**MATERIAL**
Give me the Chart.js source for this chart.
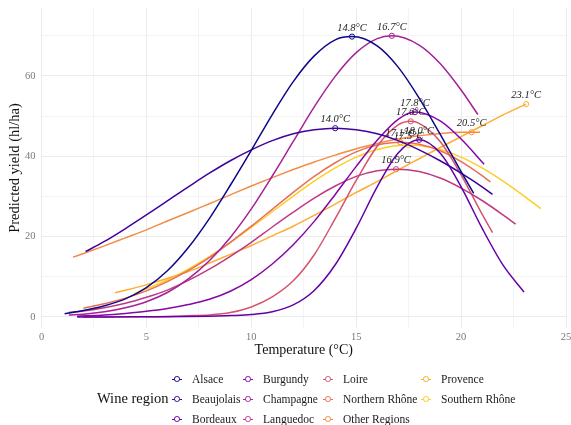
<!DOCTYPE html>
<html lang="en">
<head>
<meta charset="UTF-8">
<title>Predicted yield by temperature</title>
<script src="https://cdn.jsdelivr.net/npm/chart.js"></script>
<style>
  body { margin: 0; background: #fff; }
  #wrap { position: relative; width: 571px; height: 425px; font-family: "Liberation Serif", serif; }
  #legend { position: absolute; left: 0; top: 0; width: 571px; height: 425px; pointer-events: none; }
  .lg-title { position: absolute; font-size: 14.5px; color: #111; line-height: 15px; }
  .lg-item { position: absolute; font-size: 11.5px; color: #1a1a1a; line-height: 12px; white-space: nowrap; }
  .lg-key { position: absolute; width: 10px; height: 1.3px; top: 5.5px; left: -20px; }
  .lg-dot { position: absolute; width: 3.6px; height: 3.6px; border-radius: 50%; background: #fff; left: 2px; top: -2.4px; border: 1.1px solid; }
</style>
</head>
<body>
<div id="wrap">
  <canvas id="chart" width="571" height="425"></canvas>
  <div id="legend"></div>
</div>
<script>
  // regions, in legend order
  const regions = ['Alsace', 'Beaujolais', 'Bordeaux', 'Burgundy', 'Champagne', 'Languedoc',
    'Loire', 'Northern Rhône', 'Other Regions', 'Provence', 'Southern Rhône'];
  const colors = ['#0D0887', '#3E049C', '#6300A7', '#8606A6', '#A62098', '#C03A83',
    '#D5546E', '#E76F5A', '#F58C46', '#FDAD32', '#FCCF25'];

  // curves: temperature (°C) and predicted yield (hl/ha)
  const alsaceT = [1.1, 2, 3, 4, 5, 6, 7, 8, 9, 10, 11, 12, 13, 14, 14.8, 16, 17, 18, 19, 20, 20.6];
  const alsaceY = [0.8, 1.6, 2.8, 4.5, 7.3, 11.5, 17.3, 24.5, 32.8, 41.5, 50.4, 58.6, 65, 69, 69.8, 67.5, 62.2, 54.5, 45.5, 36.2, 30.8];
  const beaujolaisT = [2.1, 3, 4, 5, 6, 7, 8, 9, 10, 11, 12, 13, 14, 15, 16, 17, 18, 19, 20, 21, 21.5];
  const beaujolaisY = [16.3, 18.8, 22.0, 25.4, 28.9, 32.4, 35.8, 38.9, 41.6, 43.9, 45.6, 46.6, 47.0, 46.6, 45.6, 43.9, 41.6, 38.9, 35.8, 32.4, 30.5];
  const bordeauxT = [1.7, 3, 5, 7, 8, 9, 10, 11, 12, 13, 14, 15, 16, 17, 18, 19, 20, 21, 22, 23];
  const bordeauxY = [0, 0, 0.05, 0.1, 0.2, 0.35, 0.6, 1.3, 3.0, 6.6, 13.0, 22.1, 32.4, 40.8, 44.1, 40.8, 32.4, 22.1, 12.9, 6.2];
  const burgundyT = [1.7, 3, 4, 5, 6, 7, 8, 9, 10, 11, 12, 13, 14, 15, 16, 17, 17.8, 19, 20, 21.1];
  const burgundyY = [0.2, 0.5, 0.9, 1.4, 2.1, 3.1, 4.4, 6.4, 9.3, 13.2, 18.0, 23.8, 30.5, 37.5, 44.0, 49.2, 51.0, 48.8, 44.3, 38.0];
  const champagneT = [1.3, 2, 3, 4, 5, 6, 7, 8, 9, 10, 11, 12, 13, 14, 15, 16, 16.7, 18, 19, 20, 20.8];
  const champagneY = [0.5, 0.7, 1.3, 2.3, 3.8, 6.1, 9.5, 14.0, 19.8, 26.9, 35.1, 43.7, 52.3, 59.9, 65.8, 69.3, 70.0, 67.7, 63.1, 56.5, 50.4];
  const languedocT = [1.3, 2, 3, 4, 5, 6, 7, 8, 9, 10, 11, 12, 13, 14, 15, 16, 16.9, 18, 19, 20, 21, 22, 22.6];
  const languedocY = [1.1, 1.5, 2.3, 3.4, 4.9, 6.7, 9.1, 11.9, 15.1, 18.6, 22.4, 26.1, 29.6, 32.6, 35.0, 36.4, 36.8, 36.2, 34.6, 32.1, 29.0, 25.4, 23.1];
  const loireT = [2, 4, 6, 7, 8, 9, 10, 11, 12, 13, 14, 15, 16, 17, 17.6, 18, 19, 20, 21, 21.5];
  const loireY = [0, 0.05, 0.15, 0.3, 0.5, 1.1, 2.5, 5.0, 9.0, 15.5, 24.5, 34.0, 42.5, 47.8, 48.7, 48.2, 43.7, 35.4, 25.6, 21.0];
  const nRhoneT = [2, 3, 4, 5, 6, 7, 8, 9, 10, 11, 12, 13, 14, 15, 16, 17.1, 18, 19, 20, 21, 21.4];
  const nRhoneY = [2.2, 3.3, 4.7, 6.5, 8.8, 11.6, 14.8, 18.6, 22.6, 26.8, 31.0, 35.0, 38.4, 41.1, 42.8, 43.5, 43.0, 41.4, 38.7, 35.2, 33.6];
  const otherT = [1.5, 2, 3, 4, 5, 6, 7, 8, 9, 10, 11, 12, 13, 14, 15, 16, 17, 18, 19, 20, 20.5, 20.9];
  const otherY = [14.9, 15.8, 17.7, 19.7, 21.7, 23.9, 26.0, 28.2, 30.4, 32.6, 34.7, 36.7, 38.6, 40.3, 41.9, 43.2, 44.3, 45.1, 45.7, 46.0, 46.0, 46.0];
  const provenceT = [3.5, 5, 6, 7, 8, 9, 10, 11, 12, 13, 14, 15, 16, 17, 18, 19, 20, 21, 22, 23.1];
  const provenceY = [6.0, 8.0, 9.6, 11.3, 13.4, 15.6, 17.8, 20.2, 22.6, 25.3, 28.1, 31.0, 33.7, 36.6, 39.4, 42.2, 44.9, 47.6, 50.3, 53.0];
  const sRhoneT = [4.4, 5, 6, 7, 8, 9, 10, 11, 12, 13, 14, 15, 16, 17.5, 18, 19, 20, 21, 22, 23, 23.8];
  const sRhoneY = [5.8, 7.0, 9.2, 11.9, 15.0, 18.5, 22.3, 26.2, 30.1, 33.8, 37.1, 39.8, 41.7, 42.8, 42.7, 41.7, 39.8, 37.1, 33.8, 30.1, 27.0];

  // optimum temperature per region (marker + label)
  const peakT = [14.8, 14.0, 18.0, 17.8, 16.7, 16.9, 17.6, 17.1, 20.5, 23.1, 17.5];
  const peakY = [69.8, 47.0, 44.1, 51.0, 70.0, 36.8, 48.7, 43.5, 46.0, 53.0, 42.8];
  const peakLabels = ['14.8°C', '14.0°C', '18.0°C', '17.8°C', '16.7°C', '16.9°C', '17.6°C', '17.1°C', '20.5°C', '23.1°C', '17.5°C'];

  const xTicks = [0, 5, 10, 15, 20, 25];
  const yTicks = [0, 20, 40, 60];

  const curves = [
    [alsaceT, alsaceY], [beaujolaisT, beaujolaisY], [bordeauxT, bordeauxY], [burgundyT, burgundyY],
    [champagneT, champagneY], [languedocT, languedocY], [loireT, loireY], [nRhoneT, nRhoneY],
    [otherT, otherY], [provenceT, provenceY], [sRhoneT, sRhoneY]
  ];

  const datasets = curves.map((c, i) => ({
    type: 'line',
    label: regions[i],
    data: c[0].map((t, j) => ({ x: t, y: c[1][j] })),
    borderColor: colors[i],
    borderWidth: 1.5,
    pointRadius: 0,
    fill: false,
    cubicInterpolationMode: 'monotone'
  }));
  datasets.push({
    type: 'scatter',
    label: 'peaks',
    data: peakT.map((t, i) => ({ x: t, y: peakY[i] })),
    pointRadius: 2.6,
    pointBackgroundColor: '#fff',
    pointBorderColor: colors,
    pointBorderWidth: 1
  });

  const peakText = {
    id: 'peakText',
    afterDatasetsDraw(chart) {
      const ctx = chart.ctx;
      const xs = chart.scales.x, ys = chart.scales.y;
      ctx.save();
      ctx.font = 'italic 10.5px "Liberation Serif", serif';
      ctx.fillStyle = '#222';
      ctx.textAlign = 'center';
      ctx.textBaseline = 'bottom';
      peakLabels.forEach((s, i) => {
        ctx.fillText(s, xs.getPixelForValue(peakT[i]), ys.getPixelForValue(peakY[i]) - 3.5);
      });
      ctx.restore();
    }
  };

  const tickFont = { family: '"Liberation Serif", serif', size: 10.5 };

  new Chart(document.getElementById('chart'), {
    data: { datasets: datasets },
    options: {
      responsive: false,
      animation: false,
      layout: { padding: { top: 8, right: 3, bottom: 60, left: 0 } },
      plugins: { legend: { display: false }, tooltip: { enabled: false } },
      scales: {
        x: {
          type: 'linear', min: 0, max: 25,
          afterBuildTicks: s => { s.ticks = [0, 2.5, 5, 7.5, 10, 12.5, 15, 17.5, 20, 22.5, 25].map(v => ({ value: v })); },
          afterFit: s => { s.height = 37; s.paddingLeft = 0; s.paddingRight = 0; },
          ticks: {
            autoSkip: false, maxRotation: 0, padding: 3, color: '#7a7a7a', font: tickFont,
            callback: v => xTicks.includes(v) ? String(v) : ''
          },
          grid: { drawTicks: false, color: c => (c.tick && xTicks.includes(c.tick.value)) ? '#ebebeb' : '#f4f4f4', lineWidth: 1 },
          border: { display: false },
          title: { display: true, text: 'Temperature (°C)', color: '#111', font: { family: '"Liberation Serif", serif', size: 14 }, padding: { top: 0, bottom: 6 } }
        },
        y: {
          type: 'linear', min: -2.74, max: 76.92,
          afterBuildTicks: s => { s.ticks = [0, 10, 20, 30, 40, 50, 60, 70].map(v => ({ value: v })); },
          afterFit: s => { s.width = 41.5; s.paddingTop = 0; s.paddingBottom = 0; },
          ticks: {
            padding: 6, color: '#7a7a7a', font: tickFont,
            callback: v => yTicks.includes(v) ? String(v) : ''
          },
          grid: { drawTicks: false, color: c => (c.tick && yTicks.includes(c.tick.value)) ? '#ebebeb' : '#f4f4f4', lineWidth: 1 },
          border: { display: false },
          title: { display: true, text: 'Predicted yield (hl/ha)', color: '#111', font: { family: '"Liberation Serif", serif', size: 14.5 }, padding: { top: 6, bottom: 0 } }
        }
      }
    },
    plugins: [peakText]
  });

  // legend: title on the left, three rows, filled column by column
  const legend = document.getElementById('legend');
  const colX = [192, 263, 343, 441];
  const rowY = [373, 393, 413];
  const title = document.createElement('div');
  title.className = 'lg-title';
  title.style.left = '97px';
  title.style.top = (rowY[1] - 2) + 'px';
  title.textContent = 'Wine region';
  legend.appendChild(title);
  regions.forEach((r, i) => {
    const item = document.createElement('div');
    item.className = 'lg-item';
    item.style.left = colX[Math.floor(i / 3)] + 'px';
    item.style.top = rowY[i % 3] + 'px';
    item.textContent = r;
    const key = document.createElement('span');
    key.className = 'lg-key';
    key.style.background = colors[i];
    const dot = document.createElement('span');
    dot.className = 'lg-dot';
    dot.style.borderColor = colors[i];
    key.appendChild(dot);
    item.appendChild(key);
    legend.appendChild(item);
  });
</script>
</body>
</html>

**BRIEF**
Locate the string "chart" in the listing above and copy every line where it occurs.

**TASK RESULT**
Give me the Chart.js source for this chart.
<script src="https://cdn.jsdelivr.net/npm/chart.js"></script>
  <canvas id="chart" width="571" height="425"></canvas>
    afterDatasetsDraw(chart) {
      const ctx = chart.ctx;
      const xs = chart.scales.x, ys = chart.scales.y;
  new Chart(document.getElementById('chart'), {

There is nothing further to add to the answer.